Roe, Jae-seung, 2017, Thesis, Exploring an ideal car club design from a user's perspective PhD thesis, Royal College of Art.

Abstract or Description:

In the current transport landscape, where chronic problems such as congestion, insufficient parking spaces and air pollution beset urban areas, car sharing has been suggested as an alternative to mitigate these issues.

With the emergence and growing popularity of the sharing economy, a shifting perception towards car ownership has paved the way towards rapid growth in shared mobility. The car club – or car sharing – as a service, enables people to go without their own car, yet use one when they need to. This flexible transport option has grown rapidly in many metropolises around the world. In London, it is forecast that the total number of round-trips car club memberships will increase from 137,000 in 2013 to approximately 264,000 by 2020 (Frost & Sullivan, 2014).

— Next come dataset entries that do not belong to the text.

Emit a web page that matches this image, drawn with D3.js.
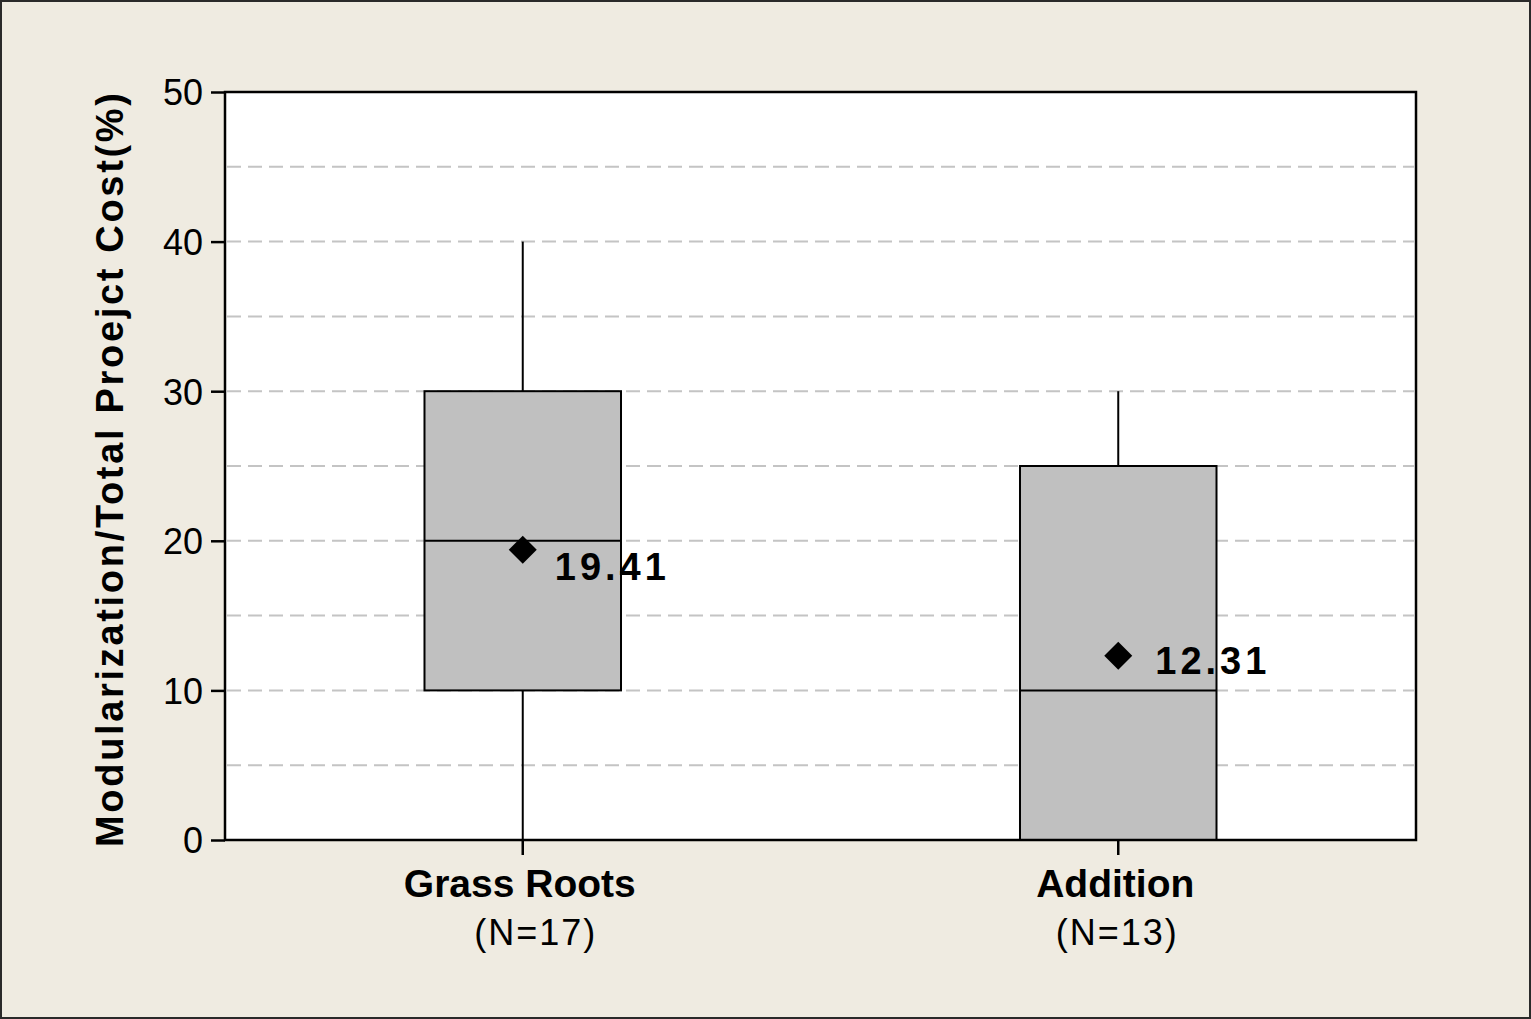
<!DOCTYPE html>
<html><head><meta charset="utf-8">
<script src="https://cdn.jsdelivr.net/npm/d3@7"></script>
<style>
html,body{margin:0;padding:0;background:#efebe1;}
svg{display:block;}
text{font-family:"Liberation Sans",Arial,sans-serif;}
</style></head>
<body>
<script>
const categories = ["Grass Roots", "Addition"];
const nLabels = ["(N=17)", "(N=13)"];
const whiskerLow = [0, 0];
const q1 = [10, 0];
const median = [20, 10];
const q3 = [30, 25];
const whiskerHigh = [40, 30];
const means = [19.41, 12.31];
const yTicks = [0, 10, 20, 30, 40, 50];
const gridValues = [5, 10, 15, 20, 25, 30, 35, 40, 45];

const W = 1531, H = 1019;
const m = {left: 225, right: 1416, top: 92, bottom: 840};

const svg = d3.select("body").append("svg").attr("width", W).attr("height", H);

svg.append("rect").attr("x", 1).attr("y", 1).attr("width", W - 2).attr("height", H - 2)
  .attr("fill", "#efebe1").attr("stroke", "#2a2a2a").attr("stroke-width", 2);

const x = d3.scaleBand().domain(categories).range([m.left, m.right]);
const y = d3.scaleLinear().domain([0, 50]).range([m.bottom, m.top]);

svg.append("rect").attr("x", m.left).attr("y", m.top)
  .attr("width", m.right - m.left).attr("height", m.bottom - m.top).attr("fill", "#fff");

// grid
svg.append("g").selectAll("line").data(gridValues).join("line")
  .attr("x1", m.left + 2).attr("x2", m.right - 2)
  .attr("y1", d => y(d)).attr("y2", d => y(d))
  .attr("stroke", "#c4c4c4").attr("stroke-width", 2).attr("stroke-dasharray", "14,7");

const boxW = x.bandwidth() * 0.33;
const labelShift = [[32, 30], [37, 18]];
const g = svg.append("g");
categories.forEach((c, i) => {
  const cx = x(c) + x.bandwidth() / 2;
  g.append("line").attr("x1", cx).attr("x2", cx).attr("y1", y(whiskerHigh[i])).attr("y2", y(q3[i]))
    .attr("stroke", "#000").attr("stroke-width", 2);
  g.append("line").attr("x1", cx).attr("x2", cx).attr("y1", y(q1[i])).attr("y2", y(whiskerLow[i]))
    .attr("stroke", "#000").attr("stroke-width", 2);
  g.append("rect").attr("x", cx - boxW / 2).attr("y", y(q3[i]))
    .attr("width", boxW).attr("height", y(q1[i]) - y(q3[i]))
    .attr("fill", "#c0c0c0").attr("stroke", "#000").attr("stroke-width", 2);
  g.append("line").attr("x1", cx - boxW / 2).attr("x2", cx + boxW / 2)
    .attr("y1", y(median[i])).attr("y2", y(median[i]))
    .attr("stroke", "#000").attr("stroke-width", 2);
  const my = y(means[i]);
  const r = 14;
  g.append("path").attr("d", `M${cx},${my - r}L${cx + r},${my}L${cx},${my + r}L${cx - r},${my}Z`)
    .attr("fill", "#000");
  g.append("text").attr("x", cx + labelShift[i][0]).attr("y", my + labelShift[i][1])
    .attr("font-size", 38).attr("font-weight", "bold").attr("letter-spacing", 4)
    .text(means[i].toFixed(2));
});

// plot frame
svg.append("rect").attr("x", m.left).attr("y", m.top)
  .attr("width", m.right - m.left).attr("height", m.bottom - m.top)
  .attr("fill", "none").attr("stroke", "#000").attr("stroke-width", 2.5);

// y axis
const ya = svg.append("g").attr("transform", `translate(${m.left},0)`)
  .call(d3.axisLeft(y).tickValues(yTicks).tickSize(14).tickPadding(8));
ya.select(".domain").remove();
ya.selectAll(".tick line").attr("stroke", "#000").attr("stroke-width", 2.5);
ya.selectAll(".tick text").attr("font-size", 36).attr("fill", "#000")
  .attr("font-family", "'Liberation Sans',Arial,sans-serif").attr("dy", "0.36em");

// x axis
const xa = svg.append("g").attr("transform", `translate(0,${m.bottom})`)
  .call(d3.axisBottom(x).tickSize(15).tickFormat(""));
xa.select(".domain").remove();
xa.selectAll(".tick line").attr("stroke", "#000").attr("stroke-width", 2.5);
const nShift = [13, -1];
categories.forEach((c, i) => {
  const cx = x(c) + x.bandwidth() / 2;
  svg.append("text").attr("x", cx - 3).attr("y", 897).attr("text-anchor", "middle")
    .attr("font-size", 39).attr("font-weight", "bold").text(c);
  svg.append("text").attr("x", cx + nShift[i]).attr("y", 945).attr("text-anchor", "middle")
    .attr("font-size", 36).attr("letter-spacing", 2).text(nLabels[i]);
});

// y title
svg.append("text").attr("transform", `translate(123,470) rotate(-90)`)
  .attr("text-anchor", "middle").attr("font-size", 38).attr("font-weight", "bold")
  .attr("textLength", 754).attr("lengthAdjust", "spacing")
  .text("Modularization/Total Proejct Cost(%)");
</script>
</body></html>
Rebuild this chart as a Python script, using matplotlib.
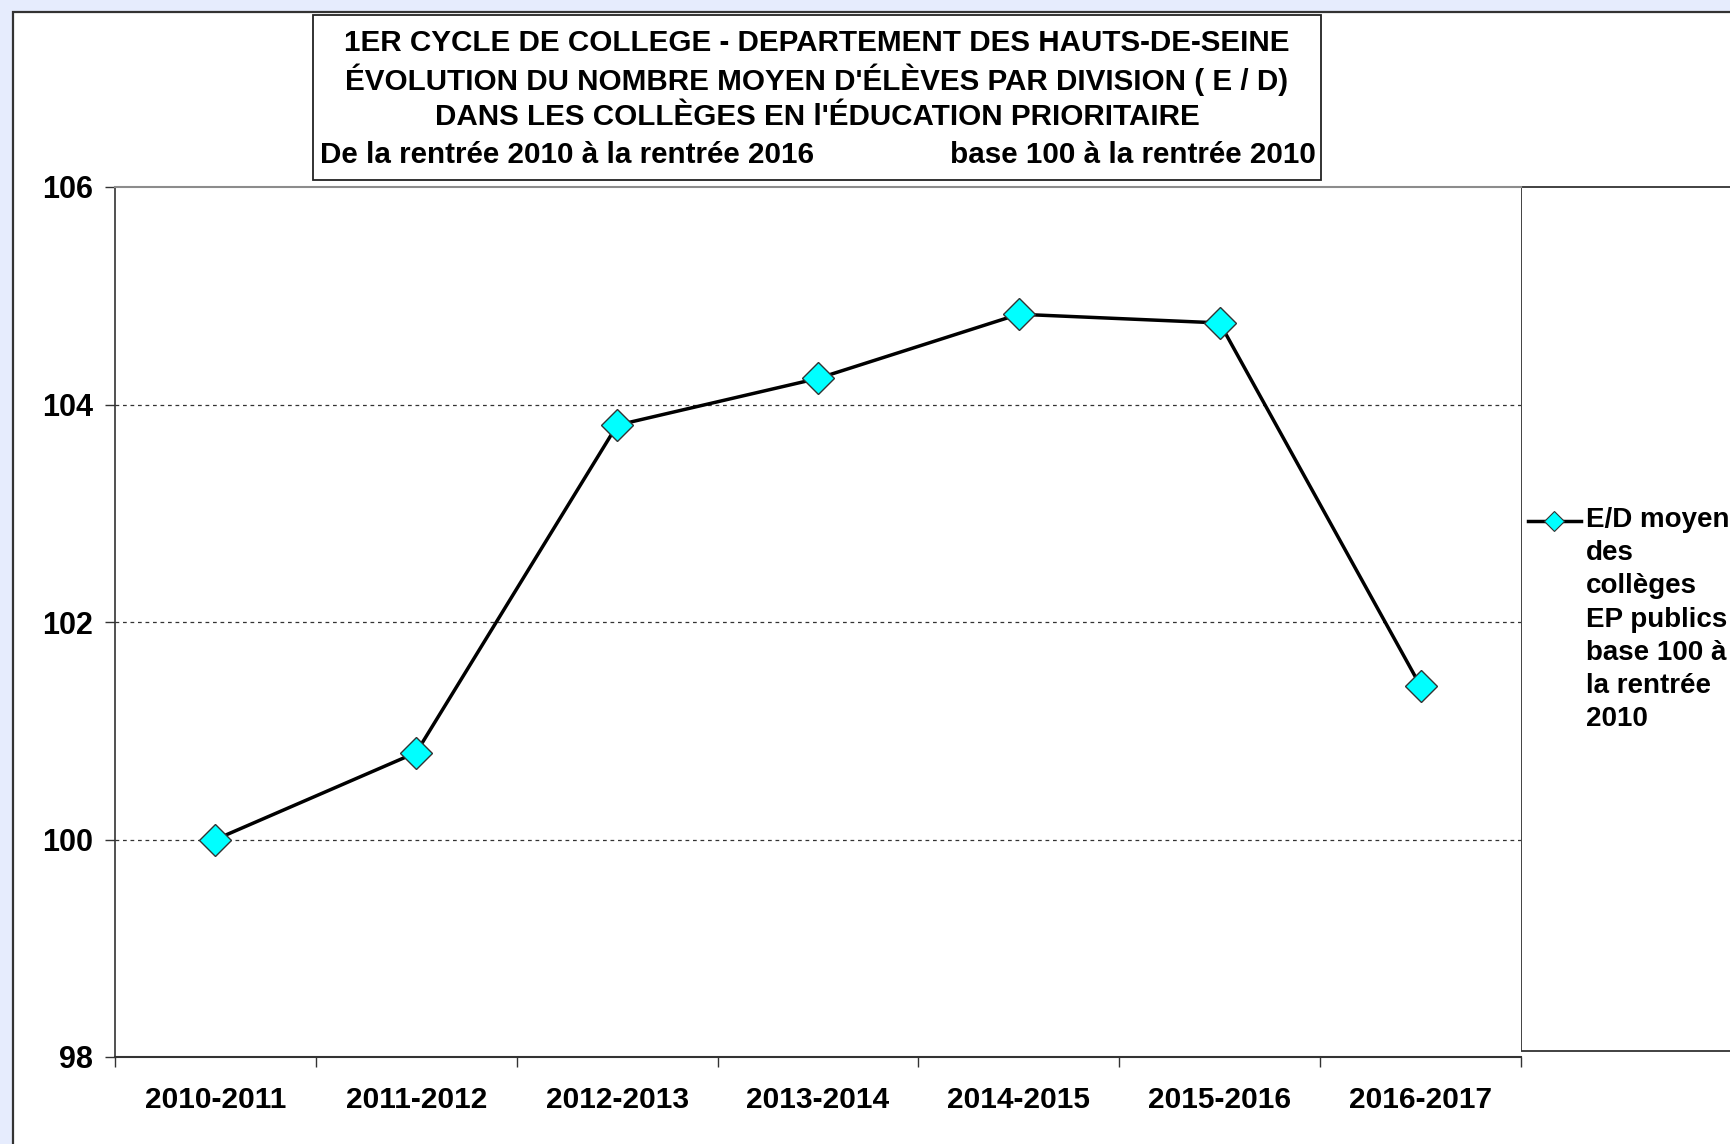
import matplotlib

matplotlib.use("Agg")
import matplotlib.pyplot as plt  # noqa: E402
from matplotlib.patches import Rectangle  # noqa: E402
from matplotlib.lines import Line2D  # noqa: E402

# Data
years = ["2010-2011", "2011-2012", "2012-2013", "2013-2014",
         "2014-2015", "2015-2016", "2016-2017"]
ed_index = [100.0, 100.8, 103.81, 104.24, 104.83, 104.75, 101.41]
y_ticks = [98, 100, 102, 104, 106]

title_lines = [
    "1ER CYCLE DE COLLEGE - DEPARTEMENT DES HAUTS-DE-SEINE",
    "ÉVOLUTION DU NOMBRE MOYEN D'ÉLÈVES PAR DIVISION ( E / D)",
    "DANS LES COLLÈGES EN l'ÉDUCATION PRIORITAIRE",
]
subtitle_left = "De la rentrée 2010 à la rentrée 2016"
subtitle_right = "base 100 à la rentrée 2010"
legend_label = "E/D moyen\ndes\ncollèges\nEP publics\nbase 100 à\nla rentrée\n2010"

W, H = 1731, 1144
plt.rcParams["font.family"] = ["Liberation Sans", "DejaVu Sans"]
plt.rcParams["font.weight"] = "bold"


def fx(px):
    return px / W


def fy(py):
    return 1 - py / H


fig = plt.figure(figsize=(W / 100, H / 100), dpi=100, facecolor="#E6ECFD")

# Outer chart frame
fig.patches.append(Rectangle((fx(13), fy(1200)), fx(1800) - fx(13), fy(12) - fy(1200),
                             transform=fig.transFigure, facecolor="white",
                             edgecolor="#333333", linewidth=1.6, zorder=-2))

ax = fig.add_axes([fx(115), fy(1057), fx(1521) - fx(115), fy(187) - fy(1057)])
ax.set_zorder(2)
x = list(range(len(years)))
ax.plot(x, ed_index, color="black", linewidth=2.5, marker="D", markersize=16,
        markerfacecolor="#00FFFF", markeredgecolor="#333333", markeredgewidth=1.0,
        zorder=3, clip_on=False)

ax.set_xlim(-0.5, len(years) - 0.5)
ax.set_ylim(98, 106)
ax.set_yticks(y_ticks)
ax.set_yticklabels([str(v) for v in y_ticks], fontsize=22, fontweight="bold")
ax.set_xticks(x)
ax.set_xticklabels(years, fontsize=21.5, fontweight="bold")
ax.set_xticks([i - 0.5 for i in range(len(years) + 1)], minor=True)
ax.tick_params(axis="x", which="major", length=0, pad=21)
ax.tick_params(axis="x", which="minor", length=7, width=1, color="#333333", direction="out")
ax.tick_params(axis="y", length=7, width=1, color="#333333", pad=9)

for v in [100, 102, 104]:
    ax.axhline(v, color="#333333", linewidth=0.9, linestyle=(0, (3, 3)), zorder=1)

ax.spines["top"].set_color("#8c8c8c")
ax.spines["top"].set_linewidth(1.5)
ax.spines["right"].set_visible(False)
ax.spines["left"].set_color("#333333")
ax.spines["left"].set_linewidth(1.2)
ax.spines["bottom"].set_color("#333333")
ax.spines["bottom"].set_linewidth(1.5)

# Title box
fig.patches.append(Rectangle((fx(313), fy(180)), fx(1321) - fx(313), fy(15) - fy(180),
                             transform=fig.transFigure, facecolor="white",
                             edgecolor="#222222", linewidth=1.3, zorder=1))
for i, line in enumerate(title_lines):
    fig.text(fx(817), fy(43 + 37 * i), line, ha="center", va="center",
             fontsize=21.3, fontweight="bold")
fig.text(fx(320), fy(155), subtitle_left, ha="left", va="center", fontsize=21.3, fontweight="bold")
fig.text(fx(1316), fy(155), subtitle_right, ha="right", va="center", fontsize=21.3, fontweight="bold")

# Legend box
fig.patches.append(Rectangle((fx(1521), fy(1051)), fx(1800) - fx(1521), fy(187) - fy(1051),
                             transform=fig.transFigure, facecolor="white",
                             edgecolor="#333333", linewidth=1.3, zorder=1))
fig.add_artist(Line2D([fx(1528), fx(1581)], [fy(521), fy(521)], transform=fig.transFigure,
                      color="black", linewidth=2.5))
fig.add_artist(Line2D([fx(1554.5)], [fy(521)], transform=fig.transFigure, marker="D",
                      markersize=10, markerfacecolor="#00FFFF", markeredgecolor="#333333",
                      markeredgewidth=0.8))
fig.text(fx(1586), fy(507), legend_label, ha="left", va="top", fontsize=20,
         fontweight="bold", linespacing=1.36)

plt.savefig("out.png", dpi=100, facecolor=fig.get_facecolor())
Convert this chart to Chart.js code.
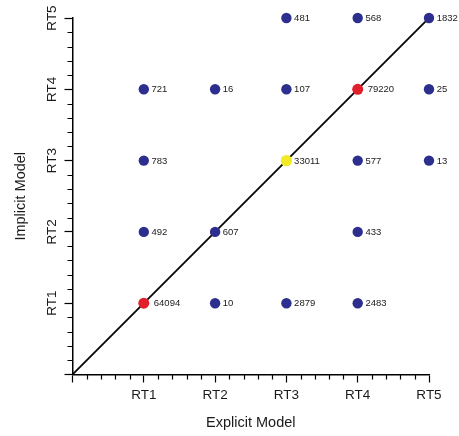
<!DOCTYPE html>
<html>
<head>
<meta charset="utf-8">
<script src="https://cdn.jsdelivr.net/npm/chart.js@4/dist/chart.umd.min.js"></script>
<style>
  html, body { margin: 0; padding: 0; background: #fff; }
  #wrap { width: 459px; height: 436px; }
</style>
</head>
<body>
<div id="wrap"><canvas id="chart"></canvas></div>
<script>
const tickLabels = ["RT1", "RT2", "RT3", "RT4", "RT5"];

// blue points (explicit, implicit, count)
const blueX = [1, 1, 1, 2, 2, 2, 3, 3, 3, 4, 4, 4, 4, 5, 5, 5];
const blueY = [4, 3, 2, 4, 2, 1, 5, 4, 1, 5, 3, 2, 1, 5, 4, 3];
const blueN = [721, 783, 492, 16, 607, 10, 481, 107, 2879, 568, 577, 433, 2483, 1832, 25, 13];

const redX = [1, 4];
const redY = [1, 4];
const redN = [64094, 79220];

const yellowX = [3];
const yellowY = [3];
const yellowN = [33011];

const diagX = [0, 5];
const diagY = [0, 5];

const toPts = (xs, ys) => xs.map((x, i) => ({ x: x, y: ys[i] }));
const isMajor = (v) => Math.abs(v - Math.round(v)) < 1e-6;
const FONT = "'Liberation Sans', Arial, sans-serif";

const pointLabels = {
  id: "pointLabels",
  afterDatasetsDraw(chart) {
    const ctx = chart.ctx;
    ctx.save();
    ctx.font = "9.5px " + FONT;
    ctx.fillStyle = "#1a1a1a";
    ctx.textBaseline = "middle";
    ctx.textAlign = "left";
    chart.data.datasets.forEach((ds, i) => {
      if (!ds.counts) return;
      chart.getDatasetMeta(i).data.forEach((pt, j) => {
        ctx.fillText(String(ds.counts[j]), pt.x + ds.pointRadius + ds.labelGap, pt.y + 0.5);
      });
    });
    ctx.restore();
  },
};

// minor ticks + rotated y tick labels
const axisExtras = {
  id: "axisExtras",
  afterDraw(chart) {
    const ctx = chart.ctx;
    const xs = chart.scales.x, ys = chart.scales.y;
    const a = chart.chartArea;
    ctx.save();
    ctx.strokeStyle = "#000";
    ctx.lineWidth = 1.2;
    ctx.beginPath();
    xs.ticks.forEach((t) => {
      if (isMajor(t.value)) return;
      const px = Math.round(xs.getPixelForValue(t.value)) + 0.5;
      ctx.moveTo(px, a.bottom);
      ctx.lineTo(px, a.bottom + 5);
    });
    ys.ticks.forEach((t) => {
      if (isMajor(t.value)) return;
      const py = Math.round(ys.getPixelForValue(t.value)) + 0.5;
      ctx.moveTo(a.left, py);
      ctx.lineTo(a.left - 5, py);
    });
    ctx.stroke();

    ctx.font = "13.5px " + FONT;
    ctx.fillStyle = "#1a1a1a";
    ctx.textAlign = "center";
    ctx.textBaseline = "middle";
    tickLabels.forEach((lab, i) => {
      const py = ys.getPixelForValue(i + 1);
      ctx.save();
      ctx.translate(a.left - 20, py);
      ctx.rotate(-Math.PI / 2);
      ctx.fillText(lab, 0, 0);
      ctx.restore();
    });
    ctx.restore();
  },
};

new Chart(document.getElementById("chart"), {
  type: "scatter",
  data: {
    datasets: [
      {
        label: "Yellow",
        data: toPts(yellowX, yellowY),
        counts: yellowN,
        backgroundColor: "#f3ea26",
        borderWidth: 0,
        pointRadius: 5.7,
        labelGap: 2,
        clip: false,
      },
      {
        label: "Red",
        data: toPts(redX, redY),
        counts: redN,
        backgroundColor: "#e0202a",
        borderWidth: 0,
        pointRadius: 5.5,
        labelGap: 4.5,
        clip: false,
      },
      {
        label: "Blue",
        data: toPts(blueX, blueY),
        counts: blueN,
        backgroundColor: "#2c2f8e",
        borderWidth: 0,
        pointRadius: 5.2,
        labelGap: 2.5,
        clip: false,
      },
      {
        type: "line",
        label: "Diagonal",
        data: toPts(diagX, diagY),
        borderColor: "#000",
        borderWidth: 1.8,
        pointRadius: 0,
        fill: false,
      },
    ],
  },
  options: {
    responsive: true,
    maintainAspectRatio: false,
    animation: false,
    layout: { padding: { top: 18, right: 30, left: 0, bottom: 0 } },
    plugins: {
      legend: { display: false },
      tooltip: { enabled: false },
    },
    scales: {
      x: {
        type: "linear",
        min: 0,
        max: 5,
        afterFit: (s) => { s.height = 61.5; },
        ticks: {
          stepSize: 0.2,
          autoSkip: false,
          maxRotation: 0,
          padding: 5,
          color: "#1a1a1a",
          font: { family: FONT, size: 13.5 },
          callback: (v) => (isMajor(v) && Math.round(v) > 0 ? tickLabels[Math.round(v) - 1] : ""),
        },
        grid: {
          drawOnChartArea: false,
          tickLength: 8,
          tickWidth: 1.2,
          tickColor: (c) => (c.tick && isMajor(c.tick.value) ? "#000" : "rgba(0,0,0,0)"),
        },
        border: { display: true, color: "#000", width: 1.5 },
        title: {
          display: true,
          text: "Explicit Model",
          color: "#1a1a1a",
          font: { family: FONT, size: 14.5 },
          padding: { top: 0, bottom: 4 },
        },
      },
      y: {
        type: "linear",
        min: 0,
        max: 5,
        afterFit: (s) => { s.width = 72.5; },
        ticks: {
          stepSize: 0.2,
          autoSkip: false,
          display: false,
        },
        grid: {
          drawOnChartArea: false,
          tickLength: 8,
          tickWidth: 1.2,
          tickColor: (c) => (c.tick && isMajor(c.tick.value) ? "#000" : "rgba(0,0,0,0)"),
        },
        border: { display: true, color: "#000", width: 1.5 },
        title: {
          display: true,
          text: "Implicit Model",
          color: "#1a1a1a",
          font: { family: FONT, size: 14.5 },
          padding: { top: 12, bottom: 0 },
        },
      },
    },
  },
  plugins: [pointLabels, axisExtras],
});
</script>
</body>
</html>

As car sharing’s popularity rises, it is critical to better understand car club users with their varied lifestyles and mindsets. Therefore, this research focuses on obtaining an in-depth understanding of car club users and exploring more deeply the role of the car club from the users’ perspective.
Three key questions were asked:

1. What are the users’ perspectives towards existing car clubs?
2. What are their key suggestions as to how to improve the car club model?
3. What are the critical aspects of the proposed car club model, from the users’ perspective?

The research adopts a multidisciplinary approach, with further contextual research and expert interviews with service designers in order to evaluate the role service design might play in enticing more people to consider the use of such mobility services in the future.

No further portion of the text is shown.